Parliamentary and Public Debate
The case has generated significant debate in Parliament and civil society. The International Development Committee, for example, questioned whether the F-35 carve-out is compatible with the UK’s obligations under the Arms Trade Treaty and the Genocide Convention, and pressed the Government on the legal basis for balancing security considerations against the risk of facilitating serious violations of IHL. NGOs and rights groups have criticised the judgment, arguing that the UK is failing to uphold its duty to prevent genocide and protect human rights in Gaza. Al-Haq’s representative Alice Hardy, a partner at the law firm Bindmans, said “This is a disappointing judgment …. If ever there was a case for the court to decide, this was it.”
Comment
The High Court’s judgment in this case underscores the complexity of reconciling the UK’s international legal obligations with its defence and security commitments, particularly in the context of multinational programmes like the F-35. The Court held that the decision to continue exporting F-35 components to Israel, despite the suspension of other military exports, was a matter for the executive and not justiciable. The judgment clarifies that it is not currently possible to suspend licensing of F-35 components for use by Israel without affecting the entire F-35 programme and the UK’s obligations to its allies.

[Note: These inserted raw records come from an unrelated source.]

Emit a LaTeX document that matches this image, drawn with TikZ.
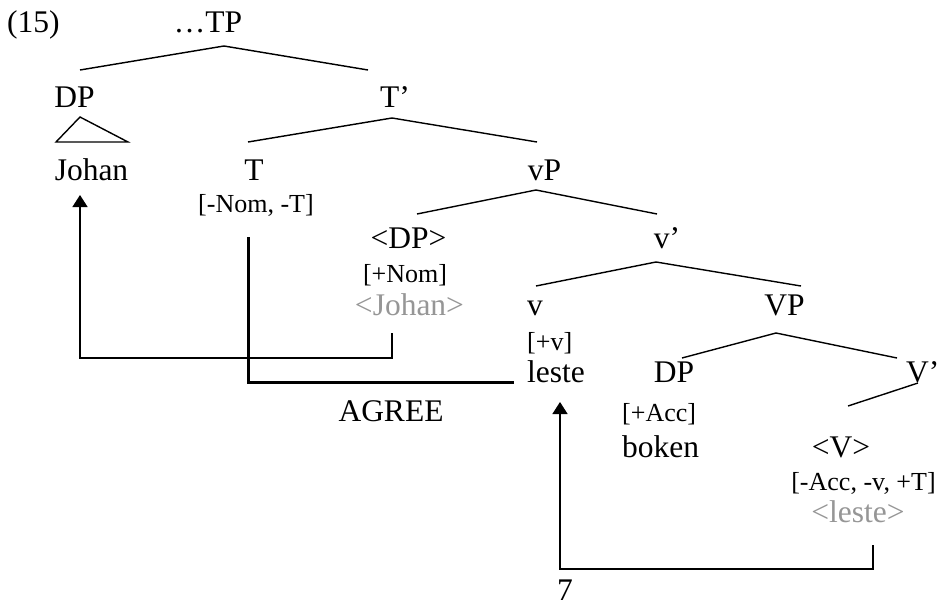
\documentclass[tikz,border=0pt]{standalone}
\usepackage{fontspec}
\setmainfont{Liberation Serif}
\usepackage{xcolor}
\usetikzlibrary{arrows.meta}

\definecolor{tracegray}{RGB}{150,150,150}
\tikzset{
  big/.style={anchor=base,inner sep=0pt,font=\fontsize{31.5}{36}\selectfont},
  small/.style={anchor=base,inner sep=0pt,font=\fontsize{26}{30}\selectfont},
  trace/.style={big,text=tracegray},
  branch/.style={line width=1.4pt},
  movearrow/.style={line width=1.4pt,-{Triangle[width=15pt,length=12pt]}},
  agreeline/.style={line width=3pt,line cap=rect}
}

\begin{document}
\begin{tikzpicture}[x=1pt,y=-1pt]
\useasboundingbox (0,0) rectangle (940,602);

% Text Node
\node[big,anchor=base west] (exnum) at (7,33) {(15)};
\node[big] (TP) at (208,33) {\ldots TP};
\node[big] (DPa) at (74.5,107) {DP};
\node[big] (Tbar) at (395,107) {T’};
\node[big] (johan) at (91.5,180) {Johan};
\node[big] (T) at (254,180) {T};
\node[small] (Tfeat) at (256,212) {[-Nom, -T]};
\node[big] (vP) at (544.5,180) {vP};
\node[big] (DPtr) at (408.5,248) {<DP>};
\node[small] (DPfeat) at (405,282) {[+Nom]};
\node[trace] (johantr) at (409.5,315) {<Johan>};
\node[big] (vbar) at (667,248) {v’};
\node[big,anchor=base west] (v) at (527,315) {v};
\node[small,anchor=base west] (vfeat) at (527,350) {[+v]};
\node[big,anchor=base west] (leste) at (527,382) {leste};
\node[big] (VP) at (784.5,315) {VP};
\node[big] (DPb) at (674,382) {DP};
\node[small,anchor=base west] (DPbfeat) at (622,421) {[+Acc]};
\node[big,anchor=base west] (boken) at (622,457) {boken};
\node[big,anchor=base west] (Vbar) at (906,382) {V’};
\node[big] (Vtr) at (841,457) {<V>};
\node[small] (Vfeat) at (863.5,490) {[-Acc, -v, +T]};
\node[trace] (lestetr) at (858,522) {<leste>};
\node[big] (agree) at (391,421) {AGREE};
\node[big] (seven) at (565,600) {7};

% branch points
\coordinate (TPa) at (224,46);   \coordinate (DPat) at (80,70);    \coordinate (Tbart) at (368,70);
\coordinate (tri) at (80,117);   \coordinate (triL) at (56,142);   \coordinate (triR) at (128,142);
\coordinate (Tbara) at (392,118);\coordinate (Tt) at (248,142);    \coordinate (vPt) at (537,142);
\coordinate (vPa) at (536,190);  \coordinate (DPtrt) at (417,214); \coordinate (vbart) at (657,214);
\coordinate (vbara) at (656,262);\coordinate (vt) at (536,286);    \coordinate (VPt) at (801,286);
\coordinate (VPa) at (776,333);  \coordinate (DPbt) at (682,358);  \coordinate (Vbart) at (897,358);
\coordinate (Vbara) at (918,383);\coordinate (Vtrt) at (848,406);

%Shape: tree lines
\draw[branch] (DPat) -- (TPa) -- (Tbart);
\draw[branch] (tri) -- (triL) -- (triR) -- cycle;
\draw[branch] (Tt) -- (Tbara) -- (vPt);
\draw[branch] (DPtrt) -- (vPa) -- (vbart);
\draw[branch] (vt) -- (vbara) -- (VPt);
\draw[branch] (DPbt) -- (VPa) -- (Vbart);
\draw[branch] (Vbara) -- (Vtrt);

% movement and agree
\coordinate (johanfoot) at (392,333);
\coordinate (johanhead) at (80,195);
\coordinate (agreeT) at (248,238);
\coordinate (agreev) at (512,382);
\coordinate (lestefoot) at (873,545);
\coordinate (lestehead) at (560,402);
\draw[movearrow] (johanfoot) |- (80,358) -- (johanhead);
\draw[agreeline] (agreeT) |- (agreev);
\draw[movearrow] (lestefoot) |- (560,569) -- (lestehead);

\end{tikzpicture}
\end{document}
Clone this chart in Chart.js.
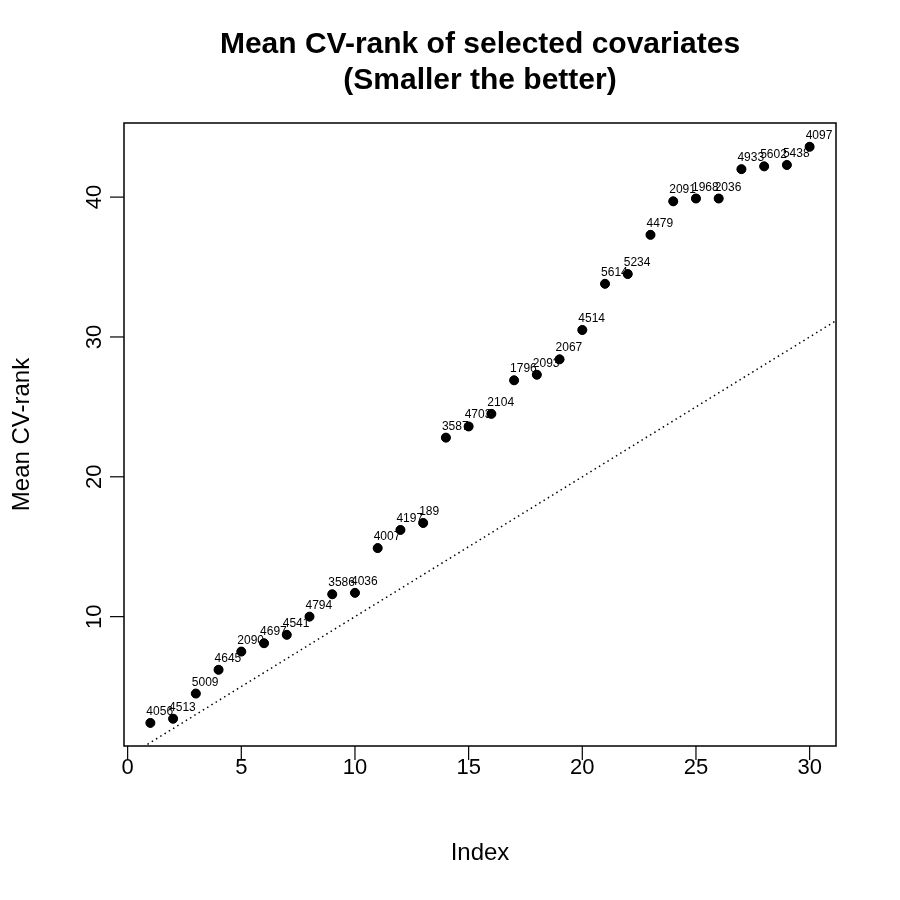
<!DOCTYPE html>
<html>
<head>
<meta charset="utf-8">
<script src="https://cdn.jsdelivr.net/npm/chart.js@4.4.1/dist/chart.umd.min.js"></script>
<style>
  html, body { margin: 0; padding: 0; background: #fff; }
  #wrap { width: 900px; height: 900px; }
</style>
</head>
<body>
<div id="wrap"><canvas id="cv"></canvas></div>
<script>
// données
const indices = [1, 2, 3, 4, 5, 6, 7, 8, 9, 10, 11, 12, 13, 14, 15, 16, 17, 18, 19, 20, 21, 22, 23, 24, 25, 26, 27, 28, 29, 30];
const meanRank = [2.4, 2.7, 4.5, 6.2, 7.5, 8.1, 8.7, 10.0, 11.6, 11.7, 14.9, 16.2, 16.7, 22.8, 23.6, 24.5, 26.9, 27.3, 28.4, 30.5, 33.8, 34.5, 37.3, 39.7, 39.9, 39.9, 42.0, 42.2, 42.3, 43.6];
const covLabels = ['4056', '4513', '5009', '4645', '2090', '4697', '4541', '4794', '3586', '4036', '4007', '4197', '189', '3587', '4703', '2104', '1796', '2093', '2067', '4514', '5614', '5234', '4479', '2091', '1968', '2036', '4933', '5602', '5438', '4097'];
const xTicks = [0, 5, 10, 15, 20, 25, 30];
const yTicks = [10, 20, 30, 40];
const refLine = [-1, 32]; // droite y = x

const FONT = '"Liberation Sans", Arial, Helvetica, sans-serif';

/* -------------------------------------------------------------------------- */
/*                        cadre, axes et textes façon R                        */
/* -------------------------------------------------------------------------- */
const rStyle = {
    id: 'rStyle',
    afterDatasetsDraw(chart) {
        const { ctx, chartArea: a, scales: { x, y } } = chart;
        ctx.save();

        // étiquettes des points
        ctx.fillStyle = '#000';
        ctx.font = '12px ' + FONT;
        ctx.textAlign = 'left';
        ctx.textBaseline = 'alphabetic';
        indices.forEach((ix, i) => {
            ctx.fillText(covLabels[i], x.getPixelForValue(ix) - 4, y.getPixelForValue(meanRank[i]) - 8);
        });
        // on redessine les points par-dessus les étiquettes
        indices.forEach((ix, i) => {
            ctx.beginPath();
            ctx.arc(x.getPixelForValue(ix), y.getPixelForValue(meanRank[i]), 4.5, 0, Math.PI * 2);
            ctx.fill();
        });

        // cadre
        ctx.strokeStyle = '#000';
        ctx.lineWidth = 1.5;
        ctx.strokeRect(a.left, a.top, a.right - a.left, a.bottom - a.top);

        // axe x
        ctx.lineWidth = 1.2;
        ctx.font = '22px ' + FONT;
        ctx.textAlign = 'center';
        ctx.textBaseline = 'middle';
        xTicks.forEach(t => {
            const px = x.getPixelForValue(t);
            ctx.beginPath();
            ctx.moveTo(px, a.bottom);
            ctx.lineTo(px, a.bottom + 14);
            ctx.stroke();
            ctx.fillText(String(t), px, a.bottom + 22);
        });

        // axe y (étiquettes verticales)
        yTicks.forEach(t => {
            const py = y.getPixelForValue(t);
            ctx.beginPath();
            ctx.moveTo(a.left, py);
            ctx.lineTo(a.left - 14, py);
            ctx.stroke();
            ctx.save();
            ctx.translate(a.left - 29, py);
            ctx.rotate(-Math.PI / 2);
            ctx.fillText(String(t), 0, 0);
            ctx.restore();
        });

        // titres des axes
        const cx = (a.left + a.right) / 2;
        const cy = (a.top + a.bottom) / 2;
        ctx.font = '24px ' + FONT;
        ctx.fillText('Index', cx, 853);
        ctx.save();
        ctx.translate(22, cy);
        ctx.rotate(-Math.PI / 2);
        ctx.fillText('Mean CV-rank', 0, 0);
        ctx.restore();

        // titre principal
        ctx.font = 'bold 30px ' + FONT;
        ctx.fillText('Mean CV-rank of selected covariates', cx, 45);
        ctx.fillText('(Smaller the better)', cx, 81);

        ctx.restore();
    }
};

const config = {
    type: 'scatter',
    data: {
        datasets: [
            {
                label: 'ref',
                type: 'line',
                data: refLine.map(v => ({ x: v, y: v })),
                borderColor: '#000',
                borderWidth: 1.5,
                borderDash: [1.5, 3.5],
                pointRadius: 0,
                fill: false
            },
            {
                label: 'Mean CV-rank',
                data: indices.map((ix, i) => ({ x: ix, y: meanRank[i] })),
                backgroundColor: '#000',
                borderColor: '#000',
                pointRadius: 4.5,
                pointHoverRadius: 4.5
            }
        ]
    },
    options: {
        responsive: false,
        animation: false,
        events: [],
        layout: { padding: { left: 124, top: 123, right: 64, bottom: 154 } },
        plugins: { legend: { display: false }, tooltip: { enabled: false } },
        scales: {
            x: { type: 'linear', min: -0.16, max: 31.16, display: false },
            y: { type: 'linear', min: 0.75, max: 45.3, display: false }
        }
    },
    plugins: [rStyle]
};

const canvas = document.getElementById('cv');
canvas.width = 900;
canvas.height = 900;
new Chart(canvas, config);
</script>
</body>
</html>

The case also highlights the distinction between binding legal obligations under international law and political declarations by bodies such as the UN General Assembly. The Court reaffirmed the limits of judicial intervention in matters of foreign policy and national security, leaving such decisions to the executive and Parliament, subject to political and public scrutiny:
“Under our constitution that acutely sensitive and political issue is a matter for the executive which is democratically accountable to parliament and ultimately to the electorate, not for the courts.
Despite the skill with which the claimant’s arguments were presented, once the true nature of the issue is identified it is clear that the claim must fail.”